March 23, 2009
Thailand tightens border trade to fight grain smuggling
Thailand has tightened its border trade to stop smugglers from bringing in grain to capitalise on the government's subsidised prices that were meant to help local farmers, officials said Friday (Mar 20).
It will be a coordinated effort by the navy, the army and the administrative officials to prevent profiteering as the government is spending a lot of money on intervention programmes, said Governor Khanpet Chuangrungsi of Trat province, neighbouring Cambodia.
Tonnes of grains have been intercepted, as profiteers attempted to pass them as Thai farm products to benefit from relatively high intervention prices, traders said.

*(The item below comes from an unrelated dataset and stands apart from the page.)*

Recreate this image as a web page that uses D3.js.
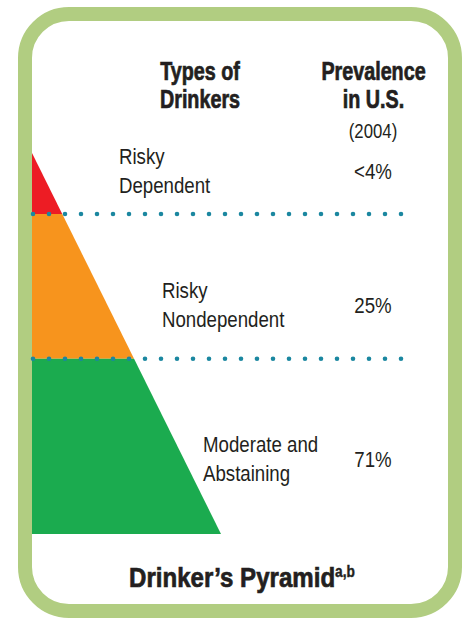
<!DOCTYPE html>
<html>
<head>
<meta charset="utf-8">
<script src="https://cdn.jsdelivr.net/npm/d3@7"></script>
<style>
  html, body { margin: 0; padding: 0; background: #fff; }
  svg { display: block; }
  .bold { font-family: "Liberation Sans", Arial, sans-serif; font-weight: bold; fill: #231f20; stroke: #231f20; stroke-width: 0.7px; }
  .reg { font-family: "Liberation Sans", Arial, sans-serif; fill: #231f20; }
</style>
</head>
<body>
<svg id="canvas" width="462" height="620"></svg>
<script>
// data
var tiers = [["Risky", "Dependent"], ["Risky", "Nondependent"], ["Moderate and", "Abstaining"]];
var prevalence = ["<4%", "25%", "71%"];
var tierTop = [0, 16, 54];       // pyramid depth (0 = apex, 100 = base)
var tierBottom = [16, 54, 100];
var tierColors = ["#ed1c24", "#f7941d", "#1bab4f"];
var colHeaders = [["Types of", "Drinkers"], ["Prevalence", "in U.S."]];
var yearNote = "(2004)";

var svg = d3.select('#canvas');

// condensed look: squeeze text horizontally around its anchor
function squeezed(cls, x, y, size, sx, anchor){
  return svg.append('text').attr('class', cls)
    .attr('transform', 'translate(' + x + ',' + y + ') scale(' + sx + ',1)')
    .attr('font-size', size)
    .attr('text-anchor', anchor || 'start');
}

// ************************************************************************ //
// Frame

svg.append('rect')
  .attr('x', 25).attr('y', 14).attr('width', 430).attr('height', 597)
  .attr('rx', 44).attr('ry', 44)
  .attr('fill', '#fff').attr('stroke', '#b1cd81').attr('stroke-width', 14);

// ************************************************************************ //
// Scales

var yScale = d3.scaleLinear().domain([0, 100]).range([153, 534]);
var xScale = d3.scaleLinear().domain([0, 100]).range([32, 221]);   // right edge of pyramid at given depth
var leftX = 32;

// pyramid bands
var bands = svg.append('g');
tierTop.forEach(function(t, i){
  var b = tierBottom[i];
  var pts = [[leftX, yScale(t)], [xScale(t), yScale(t)], [xScale(b), yScale(b)], [leftX, yScale(b)]];
  bands.append('path')
    .attr('d', d3.line()(pts) + 'Z')
    .attr('fill', tierColors[i]);
});

// dotted separators
var dots = svg.append('g');
tierBottom.slice(0, -1).forEach(function(b){
  dots.append('line')
    .attr('x1', 33).attr('x2', 406)
    .attr('y1', yScale(b)).attr('y2', yScale(b))
    .attr('stroke', '#1b87a0').attr('stroke-width', 4.6)
    .attr('stroke-linecap', 'round').attr('stroke-dasharray', '0,16');
});

// ************************************************************************ //
// Headers

var headX = [200, 373.5];
colHeaders.forEach(function(h, i){
  h.forEach(function(line, j){
    squeezed('bold', headX[i], 80 + j * 28, 25, 0.79, 'middle').text(line);
  });
});
squeezed('reg', 373, 138, 19.5, 0.86, 'middle').text(yearNote);

// ************************************************************************ //
// Tier labels

var labelX = [119, 162, 203];
var labelY = [164, 298, 452];
var pctY = [179, 313, 467];
tiers.forEach(function(t, i){
  t.forEach(function(line, j){
    squeezed('reg', labelX[i], labelY[i] + j * 29, 22.5, 0.83).text(line);
  });
  squeezed('reg', 373, pctY[i], 22.5, 0.83, 'middle').text(prevalence[i]);
});

// ************************************************************************ //
// Title

var title = squeezed('bold', 242, 587, 28, 0.86, 'middle');
title.append('tspan').text('Drinker\u2019s Pyramid');
title.append('tspan').attr('font-size', 16).attr('dy', -10).attr('stroke-width', 0.4).text('a,b');
</script>
</body>
</html>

In February, 35 tonnes of corn were seized in Tak province as smugglers tried to bring it in from Myanmar, a customs official said.
Since January, the government has set up or renewed several farm intervention programmes to support commodity prices by buying grains at above-market prices to pacify farmers and prevent protest movements.
That has caused a widening gap between prices in Thailand and neighbouring countries, tempting middlemen to smuggle in more grain to be sold on the Thai market, adding to large government stockpiles, traders said.
Thailand held no corn stocks at the end of 2007 and had no need for an intervention programme at first in 2008, as prices surged on biofuel demand from the US.
After prices fell in mid-2008, Thailand started a corn subsidy programme from August to December 2008, and it currently has about 900,000 tonnes of corn in stock.
The government now plans to extend the programme to buy up to 1.5 million tonnes this year, rather than the 500,000 tonnes announced earlier as farmers have staged protests about low prices and demanded the government to buy more.